I’m sure the writers and producers thought they were being eminently fair to all sides. They even showed Jack McCoy (played by Sam Waterston) stunned beyond words that a born-again Christian could be so sincere. In one scene I swear he made the same face my old basset hound would make when I tried to feed him a grape: total and complete incomprehension. His assistant even confessed she goes to church regularly and knows decent born-agains herself.

But this was all grace on the cheap. The rest of the storyline was festooned with nasty — and dishonest — shots. For example, as McCoy and his assistants work to bring the murderer to justice, the shadowy forces of the Christian right seek to have him absolved of all accountability for his crime because he’d accepted Jesus as his personal savior.
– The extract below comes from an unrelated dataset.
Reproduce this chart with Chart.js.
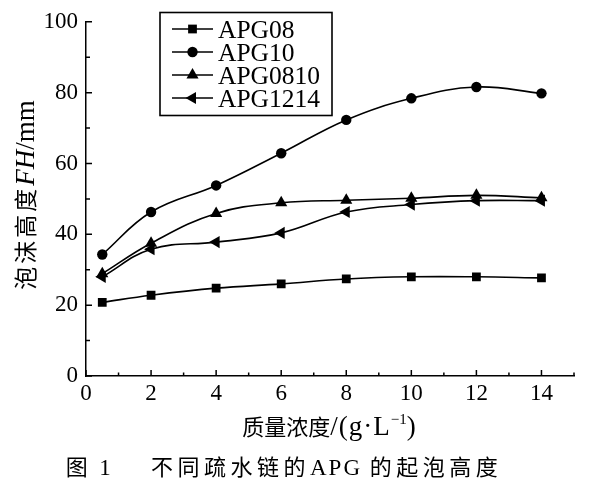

I should point out that Christian conservatives have never done anything like this. Indeed, the only remotely similar episode in recent memory concerned Karla Faye Tucker, the white female ax murderer who also happened to be a born-again Christian. Some conservative Christians — and many other anti-death penalty advocates — argued she should be spared the death penalty but not absolved of her crime. George W. Bush — the supposedly theocratic Christian — was the governor of Texas at the time, and was empowered to halt the execution. His response to such requests: No dice. “I have concluded that judgments about the heart and soul of an individual on death row are best left to a higher authority,” he declared. “May God bless Karla Faye Tucker, and God bless her victims and their families.”

Why take pains to point out that TV fiction doesn’t match reality? Because the original conceit of Law & Order was that it tackled the thorny legal and moral issues associated with actual murders “ripped from the headlines.” In its early years, the show handled Tawana Brawley, the Central Park jogger, Bernie Goetz and other real crimes. The show remains a cash cow for the network — what, with more franchises than Pottery Barn — but it’s been unraveling for years. Now that the crime rate has shrunk, and the egos of the producers have expanded, they think they can translate any current controversy into a homicide. This often becomes a very offensive — and stupid — assault on the character of our republic; most of our political contests do not involve murders.
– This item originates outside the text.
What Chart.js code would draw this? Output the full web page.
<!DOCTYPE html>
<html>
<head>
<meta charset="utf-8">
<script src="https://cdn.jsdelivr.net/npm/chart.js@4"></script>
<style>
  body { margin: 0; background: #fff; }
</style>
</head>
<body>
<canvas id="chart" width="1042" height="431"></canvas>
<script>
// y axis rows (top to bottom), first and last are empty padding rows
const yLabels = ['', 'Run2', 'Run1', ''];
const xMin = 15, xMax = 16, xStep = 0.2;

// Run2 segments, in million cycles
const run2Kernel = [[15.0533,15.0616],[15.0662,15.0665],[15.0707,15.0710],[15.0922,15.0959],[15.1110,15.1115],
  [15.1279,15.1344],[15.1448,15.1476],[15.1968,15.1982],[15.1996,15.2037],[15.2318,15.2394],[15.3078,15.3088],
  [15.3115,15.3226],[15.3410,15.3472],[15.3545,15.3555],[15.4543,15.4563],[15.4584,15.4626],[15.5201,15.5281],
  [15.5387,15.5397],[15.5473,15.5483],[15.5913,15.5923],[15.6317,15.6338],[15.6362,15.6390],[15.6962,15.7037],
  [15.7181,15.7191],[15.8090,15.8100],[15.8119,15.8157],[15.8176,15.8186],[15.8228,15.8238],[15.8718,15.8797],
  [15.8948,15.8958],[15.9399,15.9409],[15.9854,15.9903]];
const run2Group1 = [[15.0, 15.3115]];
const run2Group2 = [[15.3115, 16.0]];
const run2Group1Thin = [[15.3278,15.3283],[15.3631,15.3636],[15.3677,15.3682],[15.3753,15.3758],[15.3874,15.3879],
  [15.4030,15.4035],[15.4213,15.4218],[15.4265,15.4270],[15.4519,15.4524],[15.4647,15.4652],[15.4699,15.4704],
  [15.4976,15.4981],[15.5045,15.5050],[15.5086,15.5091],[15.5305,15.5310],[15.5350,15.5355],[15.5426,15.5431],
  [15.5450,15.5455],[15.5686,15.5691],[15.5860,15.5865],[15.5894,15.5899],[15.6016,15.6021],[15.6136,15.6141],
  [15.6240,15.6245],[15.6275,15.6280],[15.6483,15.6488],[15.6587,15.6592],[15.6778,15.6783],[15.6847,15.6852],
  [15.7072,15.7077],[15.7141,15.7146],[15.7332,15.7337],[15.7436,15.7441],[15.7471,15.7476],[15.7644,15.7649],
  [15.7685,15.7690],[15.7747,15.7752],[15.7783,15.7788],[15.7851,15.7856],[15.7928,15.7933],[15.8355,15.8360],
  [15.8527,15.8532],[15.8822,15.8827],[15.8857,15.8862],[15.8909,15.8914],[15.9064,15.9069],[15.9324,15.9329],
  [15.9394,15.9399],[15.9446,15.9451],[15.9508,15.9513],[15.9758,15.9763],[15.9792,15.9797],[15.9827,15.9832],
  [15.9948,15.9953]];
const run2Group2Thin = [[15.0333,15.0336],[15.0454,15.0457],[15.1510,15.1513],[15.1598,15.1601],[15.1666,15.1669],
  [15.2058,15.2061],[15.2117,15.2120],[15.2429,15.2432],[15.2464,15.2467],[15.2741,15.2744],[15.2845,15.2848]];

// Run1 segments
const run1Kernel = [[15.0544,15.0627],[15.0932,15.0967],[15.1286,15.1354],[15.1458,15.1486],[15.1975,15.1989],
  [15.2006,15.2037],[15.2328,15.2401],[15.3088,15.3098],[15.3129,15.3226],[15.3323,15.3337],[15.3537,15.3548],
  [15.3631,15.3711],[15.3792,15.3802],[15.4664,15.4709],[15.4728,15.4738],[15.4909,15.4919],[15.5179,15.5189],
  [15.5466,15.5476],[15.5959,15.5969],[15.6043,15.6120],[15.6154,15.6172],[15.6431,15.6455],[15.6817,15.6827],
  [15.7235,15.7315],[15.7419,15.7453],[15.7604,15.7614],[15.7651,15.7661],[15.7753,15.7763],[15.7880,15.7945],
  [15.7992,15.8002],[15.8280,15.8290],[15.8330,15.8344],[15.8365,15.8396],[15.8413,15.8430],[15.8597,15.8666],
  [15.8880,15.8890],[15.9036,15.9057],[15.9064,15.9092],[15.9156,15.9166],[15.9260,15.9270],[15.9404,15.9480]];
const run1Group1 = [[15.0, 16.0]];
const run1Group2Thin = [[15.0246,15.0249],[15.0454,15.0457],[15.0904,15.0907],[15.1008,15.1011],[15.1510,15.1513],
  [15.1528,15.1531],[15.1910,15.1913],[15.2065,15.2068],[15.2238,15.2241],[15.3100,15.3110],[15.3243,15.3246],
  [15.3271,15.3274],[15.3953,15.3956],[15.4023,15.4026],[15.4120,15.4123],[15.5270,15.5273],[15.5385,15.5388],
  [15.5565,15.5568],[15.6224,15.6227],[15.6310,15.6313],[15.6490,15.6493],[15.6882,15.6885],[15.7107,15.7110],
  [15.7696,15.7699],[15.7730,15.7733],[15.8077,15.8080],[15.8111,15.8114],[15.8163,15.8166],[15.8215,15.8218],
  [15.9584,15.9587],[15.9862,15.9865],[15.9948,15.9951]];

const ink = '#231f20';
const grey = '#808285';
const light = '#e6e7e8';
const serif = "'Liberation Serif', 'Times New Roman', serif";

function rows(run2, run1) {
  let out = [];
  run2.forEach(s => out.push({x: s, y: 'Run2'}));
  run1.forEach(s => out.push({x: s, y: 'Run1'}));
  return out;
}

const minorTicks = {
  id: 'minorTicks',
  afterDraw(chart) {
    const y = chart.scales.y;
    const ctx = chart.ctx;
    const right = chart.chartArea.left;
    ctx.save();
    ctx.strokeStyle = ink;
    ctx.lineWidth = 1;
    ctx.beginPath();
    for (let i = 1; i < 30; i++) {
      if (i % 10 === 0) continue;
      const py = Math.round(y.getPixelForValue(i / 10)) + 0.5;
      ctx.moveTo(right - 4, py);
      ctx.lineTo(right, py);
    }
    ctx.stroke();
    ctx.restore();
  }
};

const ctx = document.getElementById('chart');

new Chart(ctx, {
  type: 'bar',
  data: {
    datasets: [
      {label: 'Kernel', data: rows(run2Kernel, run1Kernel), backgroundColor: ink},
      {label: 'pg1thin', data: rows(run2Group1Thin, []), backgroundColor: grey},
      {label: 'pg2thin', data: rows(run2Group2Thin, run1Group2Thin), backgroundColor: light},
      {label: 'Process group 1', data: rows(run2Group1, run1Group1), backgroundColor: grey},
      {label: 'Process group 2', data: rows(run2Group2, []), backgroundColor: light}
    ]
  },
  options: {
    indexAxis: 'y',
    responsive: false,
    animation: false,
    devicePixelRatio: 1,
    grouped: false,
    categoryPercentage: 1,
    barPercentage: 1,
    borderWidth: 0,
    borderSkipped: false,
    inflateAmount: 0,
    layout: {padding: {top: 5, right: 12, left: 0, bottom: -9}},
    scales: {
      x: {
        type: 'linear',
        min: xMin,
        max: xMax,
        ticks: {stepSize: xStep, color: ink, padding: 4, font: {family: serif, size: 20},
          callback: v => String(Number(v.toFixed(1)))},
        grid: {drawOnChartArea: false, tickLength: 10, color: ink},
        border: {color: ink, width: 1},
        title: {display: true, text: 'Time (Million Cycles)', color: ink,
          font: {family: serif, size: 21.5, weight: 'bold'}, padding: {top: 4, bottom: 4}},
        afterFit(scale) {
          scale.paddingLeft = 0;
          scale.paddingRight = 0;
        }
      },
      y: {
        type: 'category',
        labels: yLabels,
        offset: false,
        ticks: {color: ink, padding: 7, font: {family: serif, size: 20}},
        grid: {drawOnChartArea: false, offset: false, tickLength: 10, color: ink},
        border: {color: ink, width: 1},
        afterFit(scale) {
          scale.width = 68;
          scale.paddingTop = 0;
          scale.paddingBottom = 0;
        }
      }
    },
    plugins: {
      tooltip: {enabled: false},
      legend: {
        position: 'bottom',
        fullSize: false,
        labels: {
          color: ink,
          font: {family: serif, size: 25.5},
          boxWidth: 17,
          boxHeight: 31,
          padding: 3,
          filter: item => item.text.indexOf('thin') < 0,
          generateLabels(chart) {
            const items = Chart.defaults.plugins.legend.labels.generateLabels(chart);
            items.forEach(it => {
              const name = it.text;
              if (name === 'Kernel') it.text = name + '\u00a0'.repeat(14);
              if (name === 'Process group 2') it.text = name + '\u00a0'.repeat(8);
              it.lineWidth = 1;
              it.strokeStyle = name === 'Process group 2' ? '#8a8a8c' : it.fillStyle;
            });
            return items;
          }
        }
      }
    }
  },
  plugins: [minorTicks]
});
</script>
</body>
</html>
Regardless, the very idea that evangelical Christians would argue that being born again absolves you in this life for the consequences of your crimes is nonsense, plucked whole cloth in a fit of ignorance. But the complete, outrageous implausibility of the episode’s plot wasn’t the most infuriating part. Several times, various characters opine that the Christians’ legal tactics might work given “what’s happening in this country right now.” I half expected Pat Robertson to burst through McCoy’s office spraying holy water screaming, “Exorcist”-style, “The power of Christ compels you!”

The complexity of what conservative Christians really believe is lost on the writers of Law & Order — not surprising for a Hollywood show about New York that blends both coastal sensibilities perfectly. The fact that more and more headlines are being ripped from “red” America creates challenges for writers — like having to plausibly depict midtown Manhattan as a hotbed of evangelical, anti-abortion fervor (as they have more than once). But such challenges are minor compared to the dilemma of making their paranoia seem real.

As I wrote almost three years ago, I really loved Law & Order in its early days--but the combination of Rudolph Giuliani's election to mayor of New York in 1993, along with the Republican control of the House and Senate the next year has caused the show to tilt increasingly to the left. President Bush's reelection in November hasn't helped matters. Law & Order was once a groundbreaking--and at times great--TV series. But even before it sprouted, as Jonah wrote, "more franchises than Pottery Barn", it had cleared the take-off ramp and was airborne over a cartilaginous fish dangerous to man.